I am going to pick on Kenneth Turan, film critic for the Los Angeles Times and a “frequent contributor” to NPR’s “Morning Edition.” He provided what is probably the most irrelevant piece of movie criticism of all time. He told listeners that Star Wars: The Force Awakens is the most anticipated movie opening since Gone with the Wind premiered in 1939. He followed that characterization with this bit of wisdom: “But can all those true believers – all the people who bought millions of dollars in advance tickets – could they be wrong? No, they’re not wrong – but they can be only half right.” Everything after his first statement regarding ADVANCED ticket sales is meaningless–not that Turan doesn’t have a valid point in his critique or that he is weak critic, just that he already laid bare why no-one would bother listening to him any longer.
In the early days of “moving pictures,” one of the original movie moguls explained why he was giving up a legitimate business to get into the movie business. I admittedly cannot find the quote just now, but the story goes that the future mogul (I think it was Adolph Zukor) explained that in movies buyers hands over their money before they received the product–it was the perfect business model. Indeed from the beginning movie critics have had they work cut out for them.

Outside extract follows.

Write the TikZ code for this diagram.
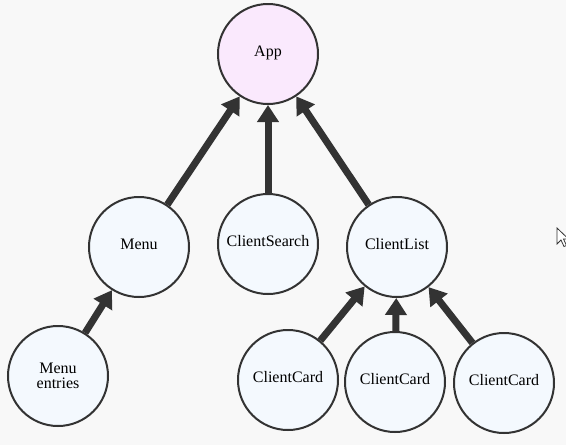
\documentclass[tikz,border=0pt]{standalone}
\usepackage{fontspec}
\setmainfont{Liberation Serif}
\usetikzlibrary{arrows.meta}
\definecolor{bg}{HTML}{F8F8F8}
\definecolor{edge}{HTML}{333333}
\definecolor{appfill}{HTML}{FAE9FD}
\definecolor{nodefill}{HTML}{F4F9FE}
\tikzset{
  comp/.style={circle, draw=edge, line width=2pt, fill=nodefill, minimum size=100pt, inner sep=0pt, align=center, font=\fontsize{16}{15}\selectfont},
  single/.style={text height=11pt, text depth=6pt},
  root/.style={comp, single, fill=appfill},
  link/.style={draw=edge, line width=7pt, -{Triangle[length=17pt,width=21pt]}}
}
\begin{document}
\begin{tikzpicture}[x=1pt,y=-1pt]
\fill[bg] (0,0) rectangle (566,445);
\useasboundingbox (0,0) rectangle (566,445);
\node[root] (app) at (268,54) {App};
\node[comp, single] (menu) at (139,247) {Menu};
\node[comp, single] (search) at (268,244) {ClientSearch};
\node[comp, single] (list) at (397,247) {ClientList};
\node[comp] (entries) at (58,376) {Menu\\entries};
\node[comp, single] (card1) at (288,380) {ClientCard};
\node[comp, single] (card2) at (395,382) {ClientCard};
\node[comp, single] (card3) at (504,383) {ClientCard};
\draw[link] (menu) -- (app);
\draw[link] (search) -- (app);
\draw[link] (list) -- (app);
\draw[link] (entries) -- (menu);
\draw[link] (card1) -- (list);
\draw[link] (card2) -- (list);
\draw[link] (card3) -- (list);
% mouse cursor
\draw[fill=white, draw=edge, line width=0.8pt, line join=miter]
  (557,228) -- (557,244) -- (561,240) -- (564,246.5) -- (566.5,245.5) -- (563.5,239) -- (568.5,239) -- cycle;
\end{tikzpicture}
\end{document}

Obviously that business model has expanded to new dimensions with the blockbuster–a purely American invention that historians often peg to the run of Steven Spielberg’s Jaws. Jaws kicked off an era perfectly and maybe sardonically captured by the 1970s version of Adolph Zukor, Robert Evans. In light of the money being made primarily by films from Spielberg and George Lucas, Evans told a reporter for Time Magazine: “the making of a blockbuster is the newest art form of the 20th century.”
Indeed, Evans had conflated two trends: up to that stage in movie history, art required some sort of critical support. What Evans said, though, not only made sense, but made counter-intuitive sense. While critics often lauded the efforts of the whiz kids to create huge, flashy, sometimes even artfully crafted cinematic worlds, those same critics understood that their thought about such films had begun to matter less and less.
So back to Turan. He connected Star Wars to Gone with the Wind. They do strike me as nice bookends. In 1939, movie criticism barely registered notice in most intellectual circles and while there was intelligent criticism before 1939, the premier of Gone with the Wind began a period during which both the movies and movie critics garnered more and more respect–it was relationship that would bring an end to censorship and begin the institutionalization of movies in American art. With the release of the latest Star Wars movie to astronomical ticket sales that pre-dated previews for anyone, including critics, the blockbuster is not just an art form, but has made the need for it to be art irrelevant.
For decades, Americans have debated whether art can be popular and democratic. Movies appeared to be the quintessential example of a democratic art–the people’s voice was heard through ticket sales, they made movies significant not a museum or a critic. But the blockbuster experience is one that J. Hoberman, the long-time Village Voice film critic, identified in early 1980s as the “cinema of consensus.” With The Force Awakens it becomes crystal clear that there is no longer a position from which to critique this kind of blockbuster. Perhaps that doesn’t matter, but it used to.